Written request :: Tally the lines below that contain "this". The number is the whole answer.

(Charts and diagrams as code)

* * * * *

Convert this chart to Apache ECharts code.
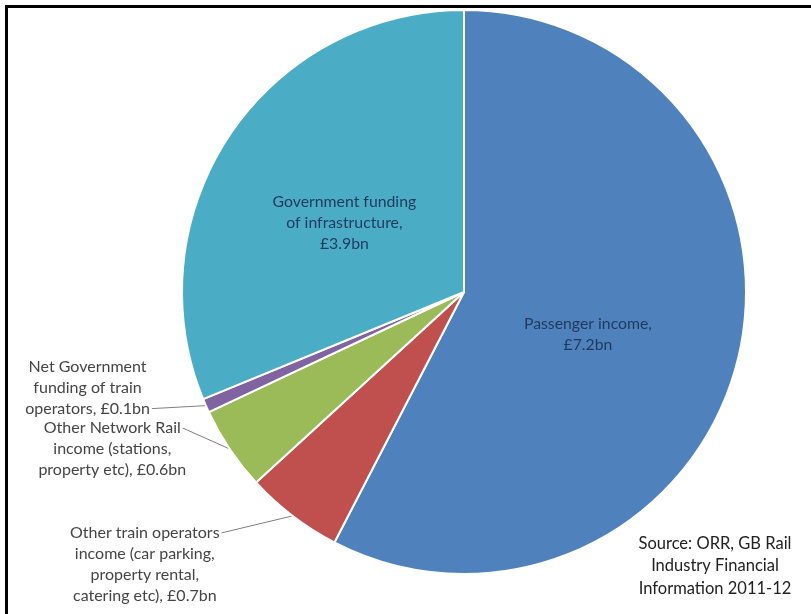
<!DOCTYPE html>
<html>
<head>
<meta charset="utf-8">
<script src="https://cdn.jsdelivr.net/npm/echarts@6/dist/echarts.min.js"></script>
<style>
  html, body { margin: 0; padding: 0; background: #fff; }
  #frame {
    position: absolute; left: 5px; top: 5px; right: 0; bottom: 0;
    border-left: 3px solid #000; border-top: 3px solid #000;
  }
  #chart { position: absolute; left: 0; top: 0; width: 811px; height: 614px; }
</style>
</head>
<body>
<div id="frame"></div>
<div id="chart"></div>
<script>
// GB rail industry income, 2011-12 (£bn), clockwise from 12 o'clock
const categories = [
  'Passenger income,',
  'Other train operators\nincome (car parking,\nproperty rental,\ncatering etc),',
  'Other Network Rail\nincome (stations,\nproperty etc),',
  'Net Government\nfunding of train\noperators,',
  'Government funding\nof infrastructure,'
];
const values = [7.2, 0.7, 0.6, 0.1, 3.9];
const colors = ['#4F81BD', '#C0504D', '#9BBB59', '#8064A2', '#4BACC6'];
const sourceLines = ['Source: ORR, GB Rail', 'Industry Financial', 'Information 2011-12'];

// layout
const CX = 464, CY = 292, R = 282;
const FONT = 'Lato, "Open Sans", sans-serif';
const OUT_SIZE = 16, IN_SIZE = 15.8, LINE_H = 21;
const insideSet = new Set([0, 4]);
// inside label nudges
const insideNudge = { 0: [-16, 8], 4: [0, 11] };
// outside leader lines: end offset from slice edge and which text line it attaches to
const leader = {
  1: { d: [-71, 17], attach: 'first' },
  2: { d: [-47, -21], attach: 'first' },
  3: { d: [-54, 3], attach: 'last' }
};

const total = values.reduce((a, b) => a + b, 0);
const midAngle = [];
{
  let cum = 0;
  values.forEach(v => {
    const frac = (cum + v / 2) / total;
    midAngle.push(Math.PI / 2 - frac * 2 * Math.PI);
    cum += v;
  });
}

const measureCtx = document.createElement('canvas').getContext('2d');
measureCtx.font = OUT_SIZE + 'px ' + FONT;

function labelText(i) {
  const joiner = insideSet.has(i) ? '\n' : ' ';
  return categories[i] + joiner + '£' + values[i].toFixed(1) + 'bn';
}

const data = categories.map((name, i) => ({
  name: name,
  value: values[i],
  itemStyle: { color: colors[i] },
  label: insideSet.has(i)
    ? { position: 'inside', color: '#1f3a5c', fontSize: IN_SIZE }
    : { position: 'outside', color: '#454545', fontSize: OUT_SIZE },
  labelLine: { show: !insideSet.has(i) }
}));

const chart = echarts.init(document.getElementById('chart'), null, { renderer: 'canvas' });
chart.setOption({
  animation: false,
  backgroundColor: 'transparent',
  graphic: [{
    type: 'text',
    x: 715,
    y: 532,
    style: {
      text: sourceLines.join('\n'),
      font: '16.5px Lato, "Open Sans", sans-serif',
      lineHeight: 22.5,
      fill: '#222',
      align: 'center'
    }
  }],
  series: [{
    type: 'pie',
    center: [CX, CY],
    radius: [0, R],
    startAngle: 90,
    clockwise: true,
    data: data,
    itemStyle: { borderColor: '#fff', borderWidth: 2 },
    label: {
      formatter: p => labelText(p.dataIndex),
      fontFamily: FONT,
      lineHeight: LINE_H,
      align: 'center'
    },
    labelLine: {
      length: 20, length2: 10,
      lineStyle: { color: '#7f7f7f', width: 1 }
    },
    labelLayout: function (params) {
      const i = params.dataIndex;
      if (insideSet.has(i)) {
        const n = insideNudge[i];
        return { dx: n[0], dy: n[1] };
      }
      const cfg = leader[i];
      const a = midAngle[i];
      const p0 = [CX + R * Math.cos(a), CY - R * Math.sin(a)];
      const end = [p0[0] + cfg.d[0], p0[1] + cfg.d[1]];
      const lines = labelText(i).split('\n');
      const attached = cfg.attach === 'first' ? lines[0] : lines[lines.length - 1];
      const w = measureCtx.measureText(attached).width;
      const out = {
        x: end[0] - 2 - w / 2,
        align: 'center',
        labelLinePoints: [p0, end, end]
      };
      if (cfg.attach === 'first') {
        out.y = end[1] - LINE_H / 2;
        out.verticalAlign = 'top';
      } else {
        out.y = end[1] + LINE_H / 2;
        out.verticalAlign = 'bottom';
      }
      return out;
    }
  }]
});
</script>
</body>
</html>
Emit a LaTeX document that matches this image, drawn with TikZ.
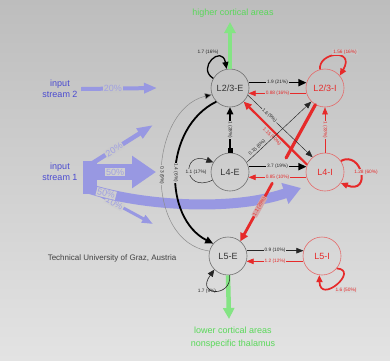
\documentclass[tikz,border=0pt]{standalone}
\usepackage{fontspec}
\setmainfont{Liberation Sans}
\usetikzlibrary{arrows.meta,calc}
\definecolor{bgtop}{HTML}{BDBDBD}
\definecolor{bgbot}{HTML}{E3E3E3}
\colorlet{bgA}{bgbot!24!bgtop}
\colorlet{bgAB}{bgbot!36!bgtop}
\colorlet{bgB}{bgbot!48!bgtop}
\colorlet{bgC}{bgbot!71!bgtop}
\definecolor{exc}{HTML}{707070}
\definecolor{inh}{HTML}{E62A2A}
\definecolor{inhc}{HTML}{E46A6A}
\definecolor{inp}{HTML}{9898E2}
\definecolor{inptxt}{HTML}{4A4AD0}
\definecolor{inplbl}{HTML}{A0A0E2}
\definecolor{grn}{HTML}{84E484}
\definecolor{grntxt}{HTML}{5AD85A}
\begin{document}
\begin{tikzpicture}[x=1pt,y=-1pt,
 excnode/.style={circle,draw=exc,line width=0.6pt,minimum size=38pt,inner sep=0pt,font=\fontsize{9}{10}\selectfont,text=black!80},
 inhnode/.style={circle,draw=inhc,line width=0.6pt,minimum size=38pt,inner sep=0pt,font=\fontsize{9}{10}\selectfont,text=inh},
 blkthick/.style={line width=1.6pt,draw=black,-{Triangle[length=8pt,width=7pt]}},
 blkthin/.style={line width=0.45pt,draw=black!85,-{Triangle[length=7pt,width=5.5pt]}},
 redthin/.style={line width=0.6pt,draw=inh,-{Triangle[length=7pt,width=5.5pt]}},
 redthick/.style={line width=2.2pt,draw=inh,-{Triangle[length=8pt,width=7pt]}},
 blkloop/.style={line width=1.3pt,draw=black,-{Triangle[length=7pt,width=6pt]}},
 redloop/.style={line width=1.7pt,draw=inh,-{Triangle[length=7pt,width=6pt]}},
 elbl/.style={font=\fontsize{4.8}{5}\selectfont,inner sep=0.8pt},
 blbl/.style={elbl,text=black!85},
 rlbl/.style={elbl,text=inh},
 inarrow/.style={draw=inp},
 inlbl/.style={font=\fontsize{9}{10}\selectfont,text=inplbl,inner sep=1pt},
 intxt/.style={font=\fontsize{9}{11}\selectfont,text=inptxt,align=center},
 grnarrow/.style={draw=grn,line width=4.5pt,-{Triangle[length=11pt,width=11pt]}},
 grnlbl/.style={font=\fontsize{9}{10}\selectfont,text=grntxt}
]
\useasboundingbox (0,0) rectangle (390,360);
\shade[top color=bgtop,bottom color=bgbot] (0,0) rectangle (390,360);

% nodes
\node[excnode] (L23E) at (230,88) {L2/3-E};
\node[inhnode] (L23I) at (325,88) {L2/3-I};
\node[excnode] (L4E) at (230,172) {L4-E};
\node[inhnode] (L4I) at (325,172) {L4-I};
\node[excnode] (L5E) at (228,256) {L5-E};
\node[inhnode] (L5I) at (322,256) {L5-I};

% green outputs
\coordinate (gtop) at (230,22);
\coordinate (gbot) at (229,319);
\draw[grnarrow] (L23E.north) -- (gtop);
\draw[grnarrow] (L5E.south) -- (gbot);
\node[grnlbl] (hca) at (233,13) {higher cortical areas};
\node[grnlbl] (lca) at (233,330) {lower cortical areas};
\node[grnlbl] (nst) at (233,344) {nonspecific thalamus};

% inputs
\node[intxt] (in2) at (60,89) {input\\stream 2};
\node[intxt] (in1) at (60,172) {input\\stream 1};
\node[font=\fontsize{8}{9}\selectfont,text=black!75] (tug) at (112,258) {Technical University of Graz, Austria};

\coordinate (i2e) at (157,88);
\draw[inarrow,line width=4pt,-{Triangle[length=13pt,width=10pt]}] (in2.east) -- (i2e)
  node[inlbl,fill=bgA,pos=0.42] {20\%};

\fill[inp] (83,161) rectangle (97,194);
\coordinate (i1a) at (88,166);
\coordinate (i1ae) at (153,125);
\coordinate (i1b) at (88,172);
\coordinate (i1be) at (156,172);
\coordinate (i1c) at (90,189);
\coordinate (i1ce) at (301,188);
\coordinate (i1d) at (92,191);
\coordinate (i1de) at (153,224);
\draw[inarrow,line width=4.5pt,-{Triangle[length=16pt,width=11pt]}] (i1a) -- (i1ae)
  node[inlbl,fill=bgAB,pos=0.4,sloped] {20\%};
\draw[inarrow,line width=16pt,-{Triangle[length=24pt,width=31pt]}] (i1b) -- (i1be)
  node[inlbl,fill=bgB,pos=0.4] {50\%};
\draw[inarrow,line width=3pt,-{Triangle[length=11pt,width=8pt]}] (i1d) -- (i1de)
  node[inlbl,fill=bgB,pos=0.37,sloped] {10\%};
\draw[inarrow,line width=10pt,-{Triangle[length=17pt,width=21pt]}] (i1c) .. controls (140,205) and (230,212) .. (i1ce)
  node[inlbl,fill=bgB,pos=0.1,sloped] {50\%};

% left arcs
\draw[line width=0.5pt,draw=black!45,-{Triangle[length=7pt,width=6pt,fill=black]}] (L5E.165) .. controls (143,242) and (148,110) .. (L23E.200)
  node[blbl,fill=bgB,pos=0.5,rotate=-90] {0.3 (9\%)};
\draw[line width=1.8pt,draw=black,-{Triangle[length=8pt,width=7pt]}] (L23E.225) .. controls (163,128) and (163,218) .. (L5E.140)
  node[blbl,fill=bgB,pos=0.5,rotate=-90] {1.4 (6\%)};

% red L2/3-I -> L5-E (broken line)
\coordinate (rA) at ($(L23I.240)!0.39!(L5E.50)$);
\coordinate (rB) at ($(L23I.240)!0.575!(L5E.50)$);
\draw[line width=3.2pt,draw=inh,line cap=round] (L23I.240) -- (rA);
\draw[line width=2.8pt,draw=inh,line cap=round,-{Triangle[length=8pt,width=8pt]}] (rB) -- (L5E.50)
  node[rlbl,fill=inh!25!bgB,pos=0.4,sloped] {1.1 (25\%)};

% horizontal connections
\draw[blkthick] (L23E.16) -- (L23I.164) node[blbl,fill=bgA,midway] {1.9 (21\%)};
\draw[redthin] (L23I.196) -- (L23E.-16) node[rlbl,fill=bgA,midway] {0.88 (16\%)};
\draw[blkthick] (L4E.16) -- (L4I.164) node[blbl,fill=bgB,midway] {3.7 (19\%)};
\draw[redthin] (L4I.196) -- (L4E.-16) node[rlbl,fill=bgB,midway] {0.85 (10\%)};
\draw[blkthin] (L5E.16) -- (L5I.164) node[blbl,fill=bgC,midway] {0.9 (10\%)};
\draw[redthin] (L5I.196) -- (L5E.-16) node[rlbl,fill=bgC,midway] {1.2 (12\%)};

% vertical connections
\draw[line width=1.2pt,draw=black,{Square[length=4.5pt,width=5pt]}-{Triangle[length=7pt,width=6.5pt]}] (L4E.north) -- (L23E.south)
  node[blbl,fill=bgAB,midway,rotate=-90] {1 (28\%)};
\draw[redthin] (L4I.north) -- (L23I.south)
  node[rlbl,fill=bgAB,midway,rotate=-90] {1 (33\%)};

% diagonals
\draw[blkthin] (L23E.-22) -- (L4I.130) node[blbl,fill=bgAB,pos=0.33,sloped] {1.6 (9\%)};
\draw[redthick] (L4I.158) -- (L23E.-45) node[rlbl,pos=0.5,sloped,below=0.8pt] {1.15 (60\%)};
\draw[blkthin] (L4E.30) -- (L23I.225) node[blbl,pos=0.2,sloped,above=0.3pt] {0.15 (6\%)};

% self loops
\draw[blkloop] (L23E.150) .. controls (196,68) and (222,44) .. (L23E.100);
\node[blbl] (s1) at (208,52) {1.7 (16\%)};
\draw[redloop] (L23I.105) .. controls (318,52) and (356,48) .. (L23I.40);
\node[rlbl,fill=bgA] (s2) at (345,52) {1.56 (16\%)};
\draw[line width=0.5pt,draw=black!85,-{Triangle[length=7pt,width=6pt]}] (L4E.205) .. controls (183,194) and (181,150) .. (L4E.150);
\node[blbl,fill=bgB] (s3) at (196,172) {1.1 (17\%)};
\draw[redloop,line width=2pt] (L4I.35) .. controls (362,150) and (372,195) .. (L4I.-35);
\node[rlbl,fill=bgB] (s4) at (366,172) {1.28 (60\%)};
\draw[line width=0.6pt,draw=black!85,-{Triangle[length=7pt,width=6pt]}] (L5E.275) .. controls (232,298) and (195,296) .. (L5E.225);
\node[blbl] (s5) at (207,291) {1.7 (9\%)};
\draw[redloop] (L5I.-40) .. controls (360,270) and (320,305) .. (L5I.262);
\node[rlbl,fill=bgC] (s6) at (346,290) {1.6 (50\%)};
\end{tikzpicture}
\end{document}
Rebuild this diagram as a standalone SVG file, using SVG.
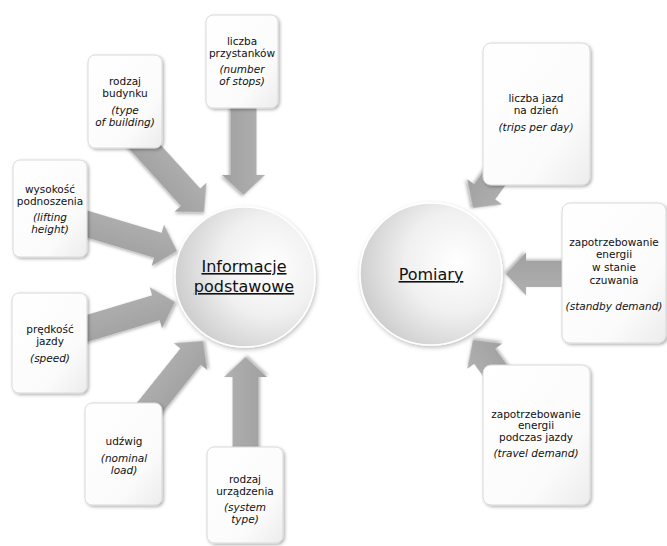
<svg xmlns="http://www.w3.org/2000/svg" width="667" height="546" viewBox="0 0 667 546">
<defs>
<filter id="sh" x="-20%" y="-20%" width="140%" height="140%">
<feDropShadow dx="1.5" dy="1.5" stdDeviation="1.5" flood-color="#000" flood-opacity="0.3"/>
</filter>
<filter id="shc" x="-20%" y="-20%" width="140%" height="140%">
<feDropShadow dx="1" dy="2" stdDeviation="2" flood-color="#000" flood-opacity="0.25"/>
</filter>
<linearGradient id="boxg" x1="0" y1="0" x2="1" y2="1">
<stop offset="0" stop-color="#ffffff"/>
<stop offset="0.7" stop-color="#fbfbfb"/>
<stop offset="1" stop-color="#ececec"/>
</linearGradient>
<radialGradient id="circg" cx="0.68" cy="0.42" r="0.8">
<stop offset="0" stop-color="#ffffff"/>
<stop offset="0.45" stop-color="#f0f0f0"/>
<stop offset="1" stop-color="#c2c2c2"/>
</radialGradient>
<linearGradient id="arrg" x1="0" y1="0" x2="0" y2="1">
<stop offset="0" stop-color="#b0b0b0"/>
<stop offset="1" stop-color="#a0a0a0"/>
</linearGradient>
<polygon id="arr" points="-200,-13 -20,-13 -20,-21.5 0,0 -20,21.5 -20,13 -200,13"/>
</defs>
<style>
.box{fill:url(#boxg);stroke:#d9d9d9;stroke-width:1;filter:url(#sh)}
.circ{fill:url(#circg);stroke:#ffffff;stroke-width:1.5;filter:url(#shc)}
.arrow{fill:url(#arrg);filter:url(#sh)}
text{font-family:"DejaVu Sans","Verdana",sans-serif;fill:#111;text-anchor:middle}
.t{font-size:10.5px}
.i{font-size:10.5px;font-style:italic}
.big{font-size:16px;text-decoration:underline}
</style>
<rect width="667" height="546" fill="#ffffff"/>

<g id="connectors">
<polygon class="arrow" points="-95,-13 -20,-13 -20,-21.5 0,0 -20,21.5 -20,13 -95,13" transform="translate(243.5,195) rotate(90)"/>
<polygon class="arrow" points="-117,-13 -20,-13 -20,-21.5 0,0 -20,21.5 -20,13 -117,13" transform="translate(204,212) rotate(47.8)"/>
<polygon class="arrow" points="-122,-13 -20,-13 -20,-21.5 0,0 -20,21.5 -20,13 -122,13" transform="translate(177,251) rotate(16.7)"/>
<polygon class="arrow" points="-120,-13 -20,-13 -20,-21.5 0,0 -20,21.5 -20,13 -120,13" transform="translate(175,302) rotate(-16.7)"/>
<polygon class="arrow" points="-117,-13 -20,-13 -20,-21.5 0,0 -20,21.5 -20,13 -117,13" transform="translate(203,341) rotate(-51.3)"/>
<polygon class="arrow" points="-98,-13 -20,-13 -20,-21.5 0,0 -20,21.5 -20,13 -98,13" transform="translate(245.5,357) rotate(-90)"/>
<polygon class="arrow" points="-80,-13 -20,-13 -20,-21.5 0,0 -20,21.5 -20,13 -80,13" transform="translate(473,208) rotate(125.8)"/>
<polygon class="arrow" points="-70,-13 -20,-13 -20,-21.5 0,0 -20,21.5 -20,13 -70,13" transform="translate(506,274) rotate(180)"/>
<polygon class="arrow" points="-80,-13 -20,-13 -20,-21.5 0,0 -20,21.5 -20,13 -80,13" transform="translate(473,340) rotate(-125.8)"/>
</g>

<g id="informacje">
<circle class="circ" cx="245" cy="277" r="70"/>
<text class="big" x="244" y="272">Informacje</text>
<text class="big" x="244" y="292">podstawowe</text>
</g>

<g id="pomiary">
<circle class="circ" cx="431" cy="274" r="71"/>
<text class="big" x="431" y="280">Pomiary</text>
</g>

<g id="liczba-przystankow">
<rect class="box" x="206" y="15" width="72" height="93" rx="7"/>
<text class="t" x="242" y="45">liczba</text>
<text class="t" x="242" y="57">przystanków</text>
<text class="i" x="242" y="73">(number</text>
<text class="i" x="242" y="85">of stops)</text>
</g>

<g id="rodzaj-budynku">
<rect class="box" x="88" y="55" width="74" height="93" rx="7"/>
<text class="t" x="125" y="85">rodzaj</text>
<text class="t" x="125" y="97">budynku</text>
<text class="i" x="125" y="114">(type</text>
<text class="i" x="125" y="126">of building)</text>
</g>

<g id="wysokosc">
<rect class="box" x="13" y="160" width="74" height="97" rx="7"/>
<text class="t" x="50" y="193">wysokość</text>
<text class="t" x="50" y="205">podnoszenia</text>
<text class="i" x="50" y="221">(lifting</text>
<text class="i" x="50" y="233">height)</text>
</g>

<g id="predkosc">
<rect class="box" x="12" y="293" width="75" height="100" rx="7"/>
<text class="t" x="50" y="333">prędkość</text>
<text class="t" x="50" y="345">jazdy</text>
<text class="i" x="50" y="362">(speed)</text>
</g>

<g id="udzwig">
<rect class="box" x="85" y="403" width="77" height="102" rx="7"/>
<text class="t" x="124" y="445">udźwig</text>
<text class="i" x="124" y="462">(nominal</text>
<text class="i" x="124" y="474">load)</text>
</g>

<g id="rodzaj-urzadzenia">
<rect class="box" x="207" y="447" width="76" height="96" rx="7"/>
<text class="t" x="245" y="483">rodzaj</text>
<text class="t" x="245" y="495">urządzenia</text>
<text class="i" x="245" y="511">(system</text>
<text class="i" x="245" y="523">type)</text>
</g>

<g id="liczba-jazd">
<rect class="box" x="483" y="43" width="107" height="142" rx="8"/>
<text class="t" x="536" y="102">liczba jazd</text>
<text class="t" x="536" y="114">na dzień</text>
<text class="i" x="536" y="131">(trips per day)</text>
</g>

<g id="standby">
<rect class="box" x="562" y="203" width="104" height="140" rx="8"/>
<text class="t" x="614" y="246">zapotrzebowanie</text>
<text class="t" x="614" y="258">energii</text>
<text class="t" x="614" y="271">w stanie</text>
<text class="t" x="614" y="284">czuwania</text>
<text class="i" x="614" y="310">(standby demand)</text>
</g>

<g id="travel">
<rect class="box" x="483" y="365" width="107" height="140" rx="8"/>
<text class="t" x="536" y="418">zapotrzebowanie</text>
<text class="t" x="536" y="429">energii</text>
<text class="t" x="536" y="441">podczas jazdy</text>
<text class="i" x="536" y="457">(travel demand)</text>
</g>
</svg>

* * * * *

Problem solution :: 3